There was a disconnected look in his eyes, and at first I figured he was just shy and trying to connect desperately to others through drugs, as many people do. He didn’t flirt with me either, nor did he show any romantic or sexual interest in me. He did ask me if I wanted to do a bump of coke in his car, rather than waiting in line for the bathroom inside. His car was right in front of us, and even though I was nervous, I climbed in. As soon as the doors were shut, he locked the doors and started the car. I demanded to be let out, and as he started driving I told him to turn back and that my friends were waiting for me. He said, “Don’t worry. I’m turning back,” with a stoic expression carved into his face. He didn’t turn back. I kept asking where he was taking me, and soon he stopped responding.
He brought me into his spotlessly clean and creepy apartment where porn was already playing on multiple monitors placed around the room. I told him repeatedly that I didn’t want to have sex with him and that I wanted to go back to my friends. There was no ambiguity about the situation at all. I spent a lot of time pushing him off me. He threatened to kill me. He punched me. He pulled my hair when I tried to get away. Every time I told him to stop he slapped me in the face. He repeatedly called me a bitch and a whore. He ordered me to shut the fuck up. I ended up begging for my life. I even offered him money if he would just please not hurt me. The worst part of the ordeal was having to look at the massive “666” tattoo on his lower abdomen. I ran away as soon as I felt I had the opportunity to do so. He chased after me.

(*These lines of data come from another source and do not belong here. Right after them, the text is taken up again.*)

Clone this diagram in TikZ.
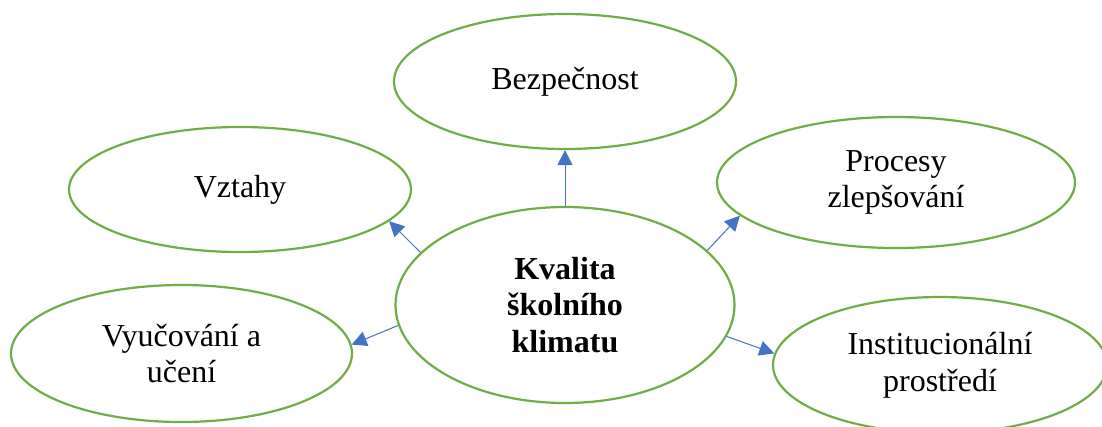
\documentclass[tikz,border=0pt]{standalone}
\usepackage{fontspec}
\setmainfont{Liberation Serif}
\usetikzlibrary{shapes.geometric,arrows.meta}
\definecolor{ringgreen}{HTML}{70AD47}
\definecolor{linkblue}{HTML}{4472C4}
\begin{document}
\begin{tikzpicture}[x=1pt,y=-1pt,
  bubble/.style={ellipse,draw=ringgreen,line width=2.2pt,inner sep=0pt,
    align=center,font=\fontsize{32}{36.8}\selectfont},
  link/.style={draw=linkblue,line width=1pt,
    -{Triangle[length=15pt,width=15pt]}}]
\useasboundingbox (0,0) rectangle (1102,426);
\clip (0,0) rectangle (1102,426);
\fill[white] (0,0) rectangle (1102,426);

\node[bubble,minimum width=339pt,minimum height=196pt,
  font=\fontsize{32}{36.8}\selectfont\bfseries] (kv) at (565,305)
  {Kvalita\\školního\\klimatu};
\node[bubble,minimum width=342pt,minimum height=135pt] (bez) at (565,81.5) {Bezpečnost};
\node[bubble,minimum width=342pt,minimum height=125pt] (vz) at (240,189.5) {Vztahy};
\node[bubble,minimum width=358pt,minimum height=131pt] (pr) at (896,182.5) {Procesy\\zlepšování};
\node[bubble,minimum width=341pt,minimum height=137pt] (vy) at (181.5,353.5) {Vyučování a\\učení};
\node[bubble,minimum width=334pt,minimum height=136pt] (in) at (940,365) {Institucionální\\prostředí};

\draw[link] (kv.north) -- (bez.south);
\draw[link] (kv.160.6) -- (vz.-12.4);
\draw[link] (kv.21.9) -- (pr.192.9);
\draw[link] (kv.187.3) -- (vy.3.2);
\draw[link] (kv.-11.1) -- (in.176.5);
\end{tikzpicture}
\end{document}
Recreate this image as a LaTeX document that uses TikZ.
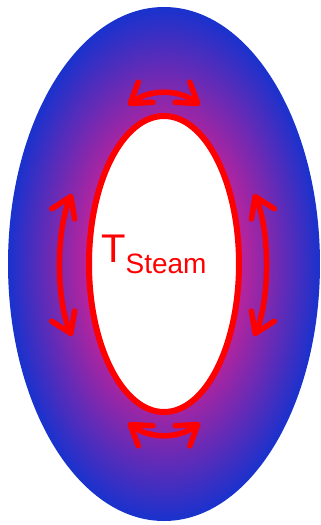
\documentclass[tikz,border=0pt]{standalone}
\usepackage{fontspec}
\setmainfont{Liberation Sans}
\usetikzlibrary{arrows.meta}
\definecolor{glowc}{RGB}{190,35,155}
\definecolor{outc}{RGB}{25,50,205}
\pgfdeclareradialshading{steamglow}{\pgfpoint{0bp}{0bp}}{color(0bp)=(glowc); color(12bp)=(glowc); color(25bp)=(outc); color(50bp)=(outc)}
\tikzset{
  flowarrow/.style={draw=red, line width=5.5pt,
    {Straight Barb[length=19pt,width=25pt,round]}-{Straight Barb[length=19pt,width=25pt,round]}},
  ringline/.style={draw=red, line width=6pt, fill=white},
}
\begin{document}
\begin{tikzpicture}[x=1pt,y=-1pt]
\useasboundingbox (0,0) rectangle (321,525);
\coordinate (c) at (164,264);
\shade[shading=steamglow] (c) ellipse [x radius=156, y radius=257];
\draw[ringline] (c) ellipse [x radius=75, y radius=148];
% arrows
\coordinate (tl) at (128,105); \coordinate (tr) at (200,105);
\coordinate (bl) at (128,423); \coordinate (br) at (200,423);
\coordinate (lt) at (72,194);  \coordinate (lb) at (72,336);
\coordinate (rt) at (254,194); \coordinate (rb) at (254,336);
\draw[flowarrow] (tl) .. controls (150,89) and (178,89) .. (tr);
\draw[flowarrow] (bl) .. controls (150,439) and (178,439) .. (br);
\draw[flowarrow] (lt) .. controls (56,230) and (56,300) .. (lb);
\draw[flowarrow] (rt) .. controls (270,230) and (270,300) .. (rb);
\node[text=red, inner sep=0pt, anchor=base west, font=\fontsize{40}{40}\selectfont] (lbl) at (101,262) {T\raisebox{-11pt}{\fontsize{28}{28}\selectfont Steam}};
\end{tikzpicture}
\end{document}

I didn’t really know what to do about the whole thing. I was scared to go to the police because it’s common knowledge that rape victims are often treated like shit, especially if they aren’t as virtuous as the Virgin Mary. I knew I’d be made to feel guilty about my intoxication, I knew I’d be asked about my misguided decision to willingly get into the car, and I already felt guilty and stupid about those things. A friend of mine convinced me that reporting it would be the right thing to do anyway. Her advice was to look “as broken as possible. Don’t wear black eye makeup and dress stylish like you usually do.”
Now, I think I look like I’m about 12 years old without makeup, and it makes me feel naked, but I went to the police station looking sad and makeup-less about 24 hours later. The cops were nice and cool about the whole thing as I filed a report, then I went to the hospital and got a rape kit. Afterward, I was interviewed by a detective who kept asking me about what I was wearing at the time and who told me that this case would probably never make it anywhere because I was intoxicated. Instead of focusing on what was done to me, most of his questions focused on why I didn’t fight back harder and run away sooner. The answer to both was because I was afraid and operating on a kind of autopilot—I never imagined anyone would accuse me of failing to get away.